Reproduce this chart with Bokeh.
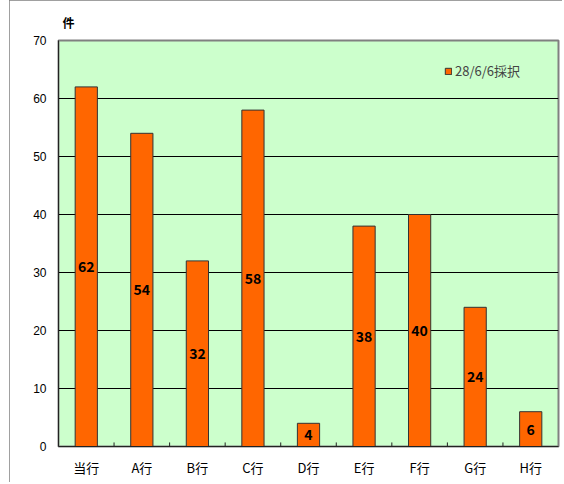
from bokeh.plotting import figure
from bokeh.models import (ColumnDataSource, FactorRange, Range1d, Legend, LegendItem,
                          LabelSet, Title, SingleIntervalTicker)
from bokeh.core.properties import value
from bokeh.embed import file_html
from bokeh.resources import INLINE

categories = ["当行", "A行", "B行", "C行", "D行", "E行", "F行", "G行", "H行"]
counts = [62, 54, 32, 58, 4, 38, 40, 24, 6]
series_name = "28/6/6採択"
y_unit = "件"

src = ColumnDataSource(dict(
    cat=categories,
    val=counts,
    mid=[v / 2 for v in counts],
    lbl=[str(v) for v in counts],
))

p = figure(width=553, height=482, x_range=FactorRange(*categories, range_padding=0),
           y_range=Range1d(0, 70), output_backend="svg", toolbar_location=None,
           min_border_left=49, min_border_right=4, min_border_top=40, min_border_bottom=36)
p.styles = {"margin-left": "9px", "outline": "2px solid #808080", "outline-offset": "-2px"}

p.background_fill_color = "#CCFFCC"
p.border_fill_color = "white"
p.outline_line_color = "#808080"
p.outline_line_width = 2

r = p.vbar(x="cat", top="val", width=0.4, source=src, fill_color="#FF6600",
           line_color="#333333", line_width=1)

labels = LabelSet(x="cat", y="mid", text="lbl", source=src, text_align="center",
                  text_baseline="middle", text_font=value("Noto Sans CJK JP"),
                  text_font_style="bold", text_font_size="14px", text_color="black")
p.add_layout(labels)

# axes
p.yaxis.ticker = SingleIntervalTicker(interval=10)
p.yaxis.major_tick_out = 0
p.yaxis.major_tick_in = 0
p.yaxis.minor_tick_out = 0
p.yaxis.minor_tick_in = 0
p.yaxis.axis_line_color = "#222222"
p.yaxis.major_label_text_font = "Liberation Sans"
p.yaxis.major_label_text_font_size = "12px"
p.yaxis.major_label_text_color = "black"
p.yaxis.major_label_standoff = 12

p.xaxis.major_tick_out = 0
p.xaxis.major_tick_in = 0
p.xaxis.axis_line_color = "#222222"
p.xaxis.major_label_text_font = "Noto Sans CJK JP"
p.xaxis.major_label_text_font_size = "13px"
p.xaxis.major_label_text_color = "black"
p.xaxis.major_label_standoff = 11

p.xgrid.grid_line_color = None
p.ygrid.grid_line_color = "black"
p.ygrid.grid_line_alpha = 1.0
p.ygrid.grid_line_width = 1

# boundary ticks between categories (inside, pointing up)
bx = [(c, -0.5) for c in categories[1:]]
p.segment(x0=bx, x1=bx, y0=[0] * len(bx), y1=[0.7] * len(bx), line_color="#222222", line_width=1)

# unit title
t = Title(text=y_unit, align="left", offset=4, text_font="Noto Sans CJK JP",
          text_font_size="12px", text_font_style="bold", text_color="black", standoff=20)
p.add_layout(t, "above")

legend = Legend(items=[LegendItem(label=series_name, renderers=[r])],
                location=(386, 366), background_fill_alpha=0, border_line_color=None,
                padding=0, margin=0, glyph_width=8, glyph_height=8, label_standoff=3,
                label_text_font="Noto Sans CJK JP", label_text_font_size="13px",
                label_height=14)
p.add_layout(legend)

open("out.html", "w").write(file_html(p, INLINE))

══════════════════════════════

§ **THE REQUEST**:
Repeat the lines exactly as they stand, from the opening line of the data through the line with "p.add_layout(labels)". Pictures stay out of the copy.

§ **EXERCISE RESPONSE**:
Reproduce this chart with Bokeh.
from bokeh.plotting import figure
from bokeh.models import (ColumnDataSource, FactorRange, Range1d, Legend, LegendItem,
                          LabelSet, Title, SingleIntervalTicker)
from bokeh.core.properties import value
from bokeh.embed import file_html
from bokeh.resources import INLINE

categories = ["当行", "A行", "B行", "C行", "D行", "E行", "F行", "G行", "H行"]
counts = [62, 54, 32, 58, 4, 38, 40, 24, 6]
series_name = "28/6/6採択"
y_unit = "件"

src = ColumnDataSource(dict(
    cat=categories,
    val=counts,
    mid=[v / 2 for v in counts],
    lbl=[str(v) for v in counts],
))

p = figure(width=553, height=482, x_range=FactorRange(*categories, range_padding=0),
           y_range=Range1d(0, 70), output_backend="svg", toolbar_location=None,
           min_border_left=49, min_border_right=4, min_border_top=40, min_border_bottom=36)
p.styles = {"margin-left": "9px", "outline": "2px solid #808080", "outline-offset": "-2px"}

p.background_fill_color = "#CCFFCC"
p.border_fill_color = "white"
p.outline_line_color = "#808080"
p.outline_line_width = 2

r = p.vbar(x="cat", top="val", width=0.4, source=src, fill_color="#FF6600",
           line_color="#333333", line_width=1)

labels = LabelSet(x="cat", y="mid", text="lbl", source=src, text_align="center",
                  text_baseline="middle", text_font=value("Noto Sans CJK JP"),
                  text_font_style="bold", text_font_size="14px", text_color="black")
p.add_layout(labels)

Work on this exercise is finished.